IN RE: Shmuel ERDE, Debtor. Shmuel Erde, Appellant, v. Theodor Nickolas Bodnar; et al., Appellees.
IN RE: Shmuel Erde, Debtor. Shmuel Erde, Appellant, v. Theodor Nickolas Bodnar; et al., Appellees.
No. 20-60001, No. 20-60003
Decided: December 15, 2020
Before: WALLACE, CLIFTON, and BRESS, Circuit Judges.
Shmuel Erde, Pro Se Theodor Nickolas Bodnar, Pro Se Mary Louisa Bodnar, Pro Se The Bodnar Family Trust, Pro Se
In these consolidated appeals, chapter 11 debtor Shmuel Erde appeals pro se from the Bankruptcy Appellate Panel's (“BAP”) decision affirming the bankruptcy court's orders (1) sua sponte dismissing his adversary proceeding against Theodor Nickolas Bodnar and others, and imposing a pre-filing restriction on Erde as a vexatious litigant and (2) denying Erde's request for permission to file a motion to alter or amend a judgment. We have jurisdiction under 28 U.S.C. § 158(d). We review de novo the bankruptcy court's conclusions of law and for clear error its findings of fact. Decker v. Tramiel (In re JTS Corp.), 617 F.3d 1102, 1109 (9th Cir. 2010). We affirm.

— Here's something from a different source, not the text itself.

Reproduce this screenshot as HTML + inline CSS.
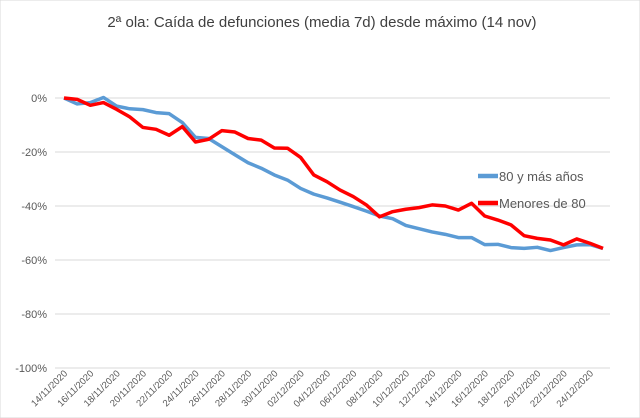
<!DOCTYPE html>
<html><head><meta charset="utf-8"><style>
body{margin:0;background:#fff;}
svg{display:block;font-family:"Liberation Sans",sans-serif;}
</style></head><body>
<svg id="c" width="640" height="418">
<rect width="640" height="418" fill="#fff" stroke="#d9d9d9"/>
<text x="322" y="27" text-anchor="middle" font-size="15" fill="#404040">2ª ola: Caída de defunciones (media 7d) desde máximo (14 nov)</text>
<g id="grid"></g><g id="xl"></g><g id="series"></g>
<g>
<line x1="478" y1="176" x2="498" y2="176" stroke="#5b9bd5" stroke-width="4.5"/>
<text x="499" y="181" font-size="13" fill="#595959">80 y más años</text>
<line x1="478" y1="203" x2="498" y2="203" stroke="#ff0000" stroke-width="4.5"/>
<text x="499" y="208" font-size="13" fill="#595959">Menores de 80</text>
</g>
</svg>
<script>
const startDay = 14; // 14/11/2020, 42 daily points
const blueVals = [0,-2.2,-1.7,0.2,-3,-4,-4.3,-5.4,-5.8,-9.1,-14.6,-15,-18,-21,-24,-26,-28.5,-30.4,-33.5,-35.6,-37,-38.6,-40.2,-41.9,-43.7,-44.7,-47.2,-48.4,-49.6,-50.5,-51.7,-51.7,-54.3,-54.2,-55.4,-55.7,-55.3,-56.5,-55.4,-54.4,-54.3,-55.7];
const redVals = [0,-0.5,-2.7,-1.7,-4.2,-7,-10.9,-11.6,-13.8,-10.6,-16.3,-15.3,-12.1,-12.6,-15,-15.6,-18.5,-18.6,-22,-28.5,-31,-34.1,-36.5,-39.6,-44,-42.1,-41.2,-40.6,-39.6,-40,-41.5,-39,-43.7,-45.2,-47,-51,-52,-52.6,-54.4,-52.2,-53.8,-55.7];
const yTicks = [0,-20,-40,-60,-80,-100];
const xLabels = ["14/11/2020","16/11/2020","18/11/2020","20/11/2020","22/11/2020","24/11/2020","26/11/2020","28/11/2020","30/11/2020","02/12/2020","04/12/2020","06/12/2020","08/12/2020","10/12/2020","12/12/2020","14/12/2020","16/12/2020","18/12/2020","20/12/2020","22/12/2020","24/12/2020"];
const NS="http://www.w3.org/2000/svg";
const x = i => 64 + i*(603-64)/(blueVals.length-1);
const y = v => 98 - v*2.7;
const grid=document.getElementById('grid');
yTicks.forEach(t=>{
  const l=document.createElementNS(NS,'line');
  l.setAttribute('x1',55);l.setAttribute('x2',610);l.setAttribute('y1',y(t));l.setAttribute('y2',y(t));
  l.setAttribute('stroke','#d9d9d9');
  
  
  grid.appendChild(l);
  const tx=document.createElementNS(NS,'text');
  tx.setAttribute('x',47);tx.setAttribute('y',y(t)+4);tx.setAttribute('text-anchor','end');
  tx.setAttribute('font-size','11');tx.setAttribute('fill','#595959');
  tx.textContent=t+'%';
  
  
  grid.appendChild(tx);
});
const xl=document.getElementById('xl');
xLabels.forEach((s,k)=>{
  const px=x(k*2)+4, py=374;
  const tx=document.createElementNS(NS,'text');
  tx.setAttribute('x',px);tx.setAttribute('y',py);tx.setAttribute('text-anchor','end');
  tx.setAttribute('font-size','9.5');tx.setAttribute('fill','#595959');
  tx.setAttribute('transform','rotate(-45 '+px+' '+py+')');
  tx.textContent=s;
  
  
  xl.appendChild(tx);
});
const ser=document.getElementById('series');
function line(vals,color,name){
  const p=document.createElementNS(NS,'polyline');
  p.setAttribute('points',vals.map((v,i)=>x(i)+','+y(v)).join(' '));
  p.setAttribute('fill','none');p.setAttribute('stroke',color);p.setAttribute('stroke-width','3.5');
  p.setAttribute('stroke-linejoin','round');
  
  
  ser.appendChild(p);
}
line(blueVals,'#5b9bd5','series-80-plus');
line(redVals,'#ff0000','series-under-80');
</script>
</body></html>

The bankruptcy court properly dismissed Erde's adversary proceeding because the claims were actually litigated and decided in prior actions among the parties that resulted in final adjudication on the merits, or could have been raised in the prior actions. See 11 U.S.C. § 105(a) (setting forth bankruptcy court's equitable power to “issue any order, process, or judgment that is necessary or appropriate to carry out the provisions of this title” including sua sponte action “necessary or appropriate to enforce or implement court orders or rules, or to prevent an abuse of process”); Howard v. City of Coos Bay, 871 F.3d 1032, 1040-42 (9th Cir. 2017) (requirements for issue preclusion under federal law); Owens v. Kaiser Found. Health Plan, Inc., 244 F.3d 708, 713-14 (9th Cir. 2001) (requirements for claim preclusion under federal law); see also Reyn's Pasta Bella, LLC v. Visa USA, Inc., 442 F.3d 741, 745 (9th Cir. 2006) (standard of review for application of issue preclusion and claim preclusion).

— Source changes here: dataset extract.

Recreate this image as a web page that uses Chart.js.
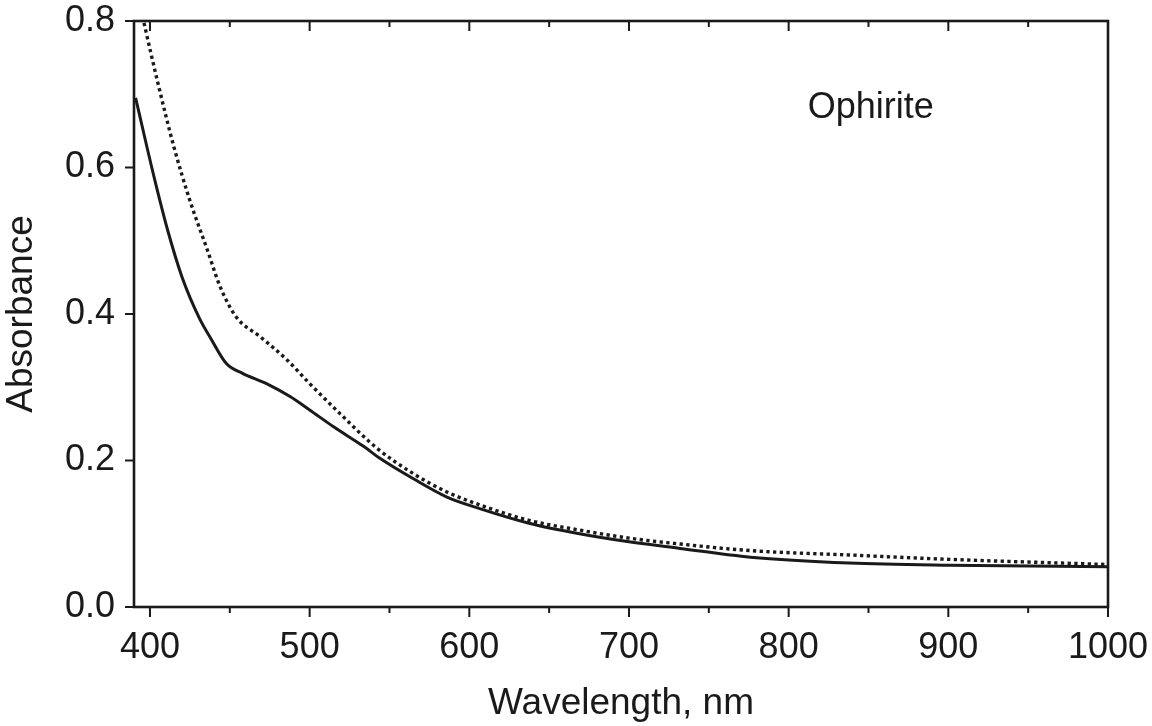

The bankruptcy court did not abuse its discretion by declaring Erde a vexatious litigant after providing notice and an opportunity to be heard, developing an adequate record for review, making substantive findings as to the frivolous or harassing nature of Erde's litigation history, and narrowly tailoring its prohibition on future filings to those in bankruptcy court against the named Bodnar defendants, as to whom Erde had been filing vexatiously. See Ringgold–Lockhart v. County of Los Angeles, 761 F.3d 1057, 1061-67 (9th Cir. 2014) (setting forth standard of review and procedural and substantive standards for a federal pre-filing order based on a vexatious litigant determination).
We reject as without merit Erde's contention that the BAP erred by denying his request for publication.
We do not consider matters not specifically and distinctly raised and argued in the opening brief. See Padgett v. Wright, 587 F.3d 983, 985 n.2 (9th Cir. 2009).
All pending motions and requests are denied.